____ INFORMATION SHOWN
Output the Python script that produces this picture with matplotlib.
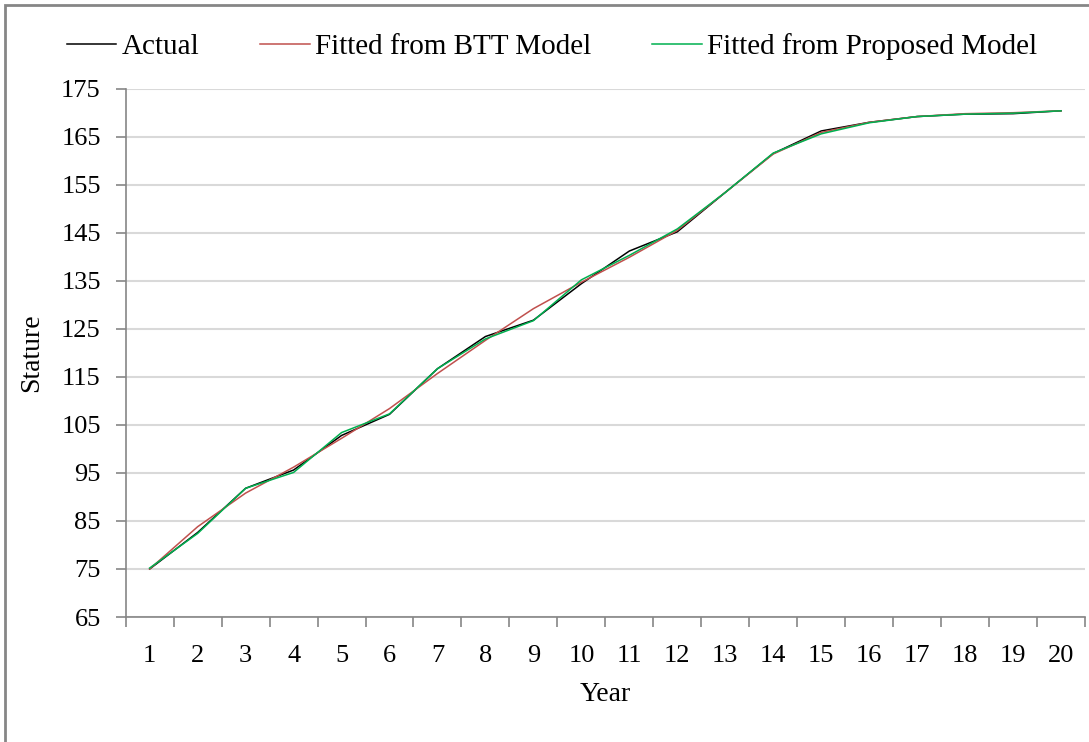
# Estatura por año: valores reales vs. ajustes de dos modelos

import matplotlib.pyplot as plt
from matplotlib.patches import Rectangle
from matplotlib.lines import Line2D

# Seccion 1: Datos

years = list(range(1, 21))
actual = [75.0, 82.6, 91.8, 95.6, 102.8, 107.2, 116.7, 123.4, 126.8, 134.4,
          141.2, 145.2, 153.4, 161.5, 166.2, 168.0, 169.2, 169.7, 169.8, 170.4]
btt = [75.0, 83.8, 90.8, 96.2, 102.2, 108.4, 115.7, 122.6, 129.2, 134.7,
       139.9, 145.5, 153.4, 161.4, 165.9, 168.0, 169.2, 169.8, 170.0, 170.4]
proposed = [75.2, 82.4, 91.8, 95.1, 103.4, 107.3, 116.7, 122.9, 126.7, 135.2,
            140.3, 145.8, 153.4, 161.6, 165.6, 167.9, 169.2, 169.7, 169.9, 170.4]
y_ticks = list(range(65, 176, 10))

# Seccion 2: Gráfica

plt.rcParams['font.family'] = ['Liberation Serif', 'DejaVu Serif']
fs_tick = 19     # etiquetas de ejes
fs_lab = 20      # titulos de ejes
fs_leg = 21      # leyenda

fig = plt.figure(figsize=(10.89, 7.42), dpi=100)
ax = fig.add_axes([125.7/1089, 1 - 617/742, (1085 - 125.7)/1089, (617 - 88.7)/742])

# marco exterior (solo visible arriba e izquierda)
fig.patches.append(Rectangle((5/1089, -0.2), 1.2, 1.2 - 5/742,
                             transform=fig.transFigure, fill=False,
                             edgecolor='#868686', linewidth=2))

ax.plot(years, actual, color='black', linewidth=1.1)
ax.plot(years, btt, color='#C0504D', linewidth=1.1)
ax.plot(years, proposed, color='#00B050', linewidth=1.1)

ax.set_xlim(0.5, 20.5)
ax.set_ylim(65, 175)
ax.set_yticks(y_ticks)
ax.set_xticks(years)
ax.set_xticks([i + 0.5 for i in range(0, 21)], minor=True)
ax.tick_params(axis='x', which='major', length=0, pad=20, labelsize=fs_tick)
ax.tick_params(axis='x', which='minor', length=7, width=1.2, color='#868686')
ax.tick_params(axis='y', length=7, width=1.2, color='#868686', labelsize=fs_tick, pad=11)

ax.grid(axis='y', color='#D9D9D9', linewidth=1.5)
ax.set_axisbelow(True)
for s in ['top', 'right']:
    ax.spines[s].set_visible(False)
for s in ['left', 'bottom']:
    ax.spines[s].set_color('#868686')
    ax.spines[s].set_linewidth(1.2)

ax.set_xlabel('Year', fontsize=fs_lab, labelpad=11)
ax.set_ylabel('Stature', fontsize=fs_lab, labelpad=12)

handles = [Line2D([], [], color='black', linewidth=1.1),
           Line2D([], [], color='#C0504D', linewidth=1.1),
           Line2D([], [], color='#00B050', linewidth=1.1)]
labels = ['Actual', 'Fitted from BTT Model', 'Fitted from Proposed Model']
fig.legend(handles, labels, loc='center', bbox_to_anchor=(552/1089, 1 - 47/742),
           ncol=3, frameon=False, fontsize=fs_leg, handlelength=1.7,
           handletextpad=0.17, columnspacing=2.1)

fig.savefig('out.png', dpi=100)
________
REQUIREMENTS:
Repeat the lines above, starting at the first and stopping after the line that holds "ax.plot(years, proposed, color='#00B050', linewidth=1.1)", with the pictures left out.

EXERCISE RESPONSE:
Output the Python script that produces this picture with matplotlib.
# Estatura por año: valores reales vs. ajustes de dos modelos

import matplotlib.pyplot as plt
from matplotlib.patches import Rectangle
from matplotlib.lines import Line2D

# Seccion 1: Datos

years = list(range(1, 21))
actual = [75.0, 82.6, 91.8, 95.6, 102.8, 107.2, 116.7, 123.4, 126.8, 134.4,
          141.2, 145.2, 153.4, 161.5, 166.2, 168.0, 169.2, 169.7, 169.8, 170.4]
btt = [75.0, 83.8, 90.8, 96.2, 102.2, 108.4, 115.7, 122.6, 129.2, 134.7,
       139.9, 145.5, 153.4, 161.4, 165.9, 168.0, 169.2, 169.8, 170.0, 170.4]
proposed = [75.2, 82.4, 91.8, 95.1, 103.4, 107.3, 116.7, 122.9, 126.7, 135.2,
            140.3, 145.8, 153.4, 161.6, 165.6, 167.9, 169.2, 169.7, 169.9, 170.4]
y_ticks = list(range(65, 176, 10))

# Seccion 2: Gráfica

plt.rcParams['font.family'] = ['Liberation Serif', 'DejaVu Serif']
fs_tick = 19     # etiquetas de ejes
fs_lab = 20      # titulos de ejes
fs_leg = 21      # leyenda

fig = plt.figure(figsize=(10.89, 7.42), dpi=100)
ax = fig.add_axes([125.7/1089, 1 - 617/742, (1085 - 125.7)/1089, (617 - 88.7)/742])

# marco exterior (solo visible arriba e izquierda)
fig.patches.append(Rectangle((5/1089, -0.2), 1.2, 1.2 - 5/742,
                             transform=fig.transFigure, fill=False,
                             edgecolor='#868686', linewidth=2))

ax.plot(years, actual, color='black', linewidth=1.1)
ax.plot(years, btt, color='#C0504D', linewidth=1.1)
ax.plot(years, proposed, color='#00B050', linewidth=1.1)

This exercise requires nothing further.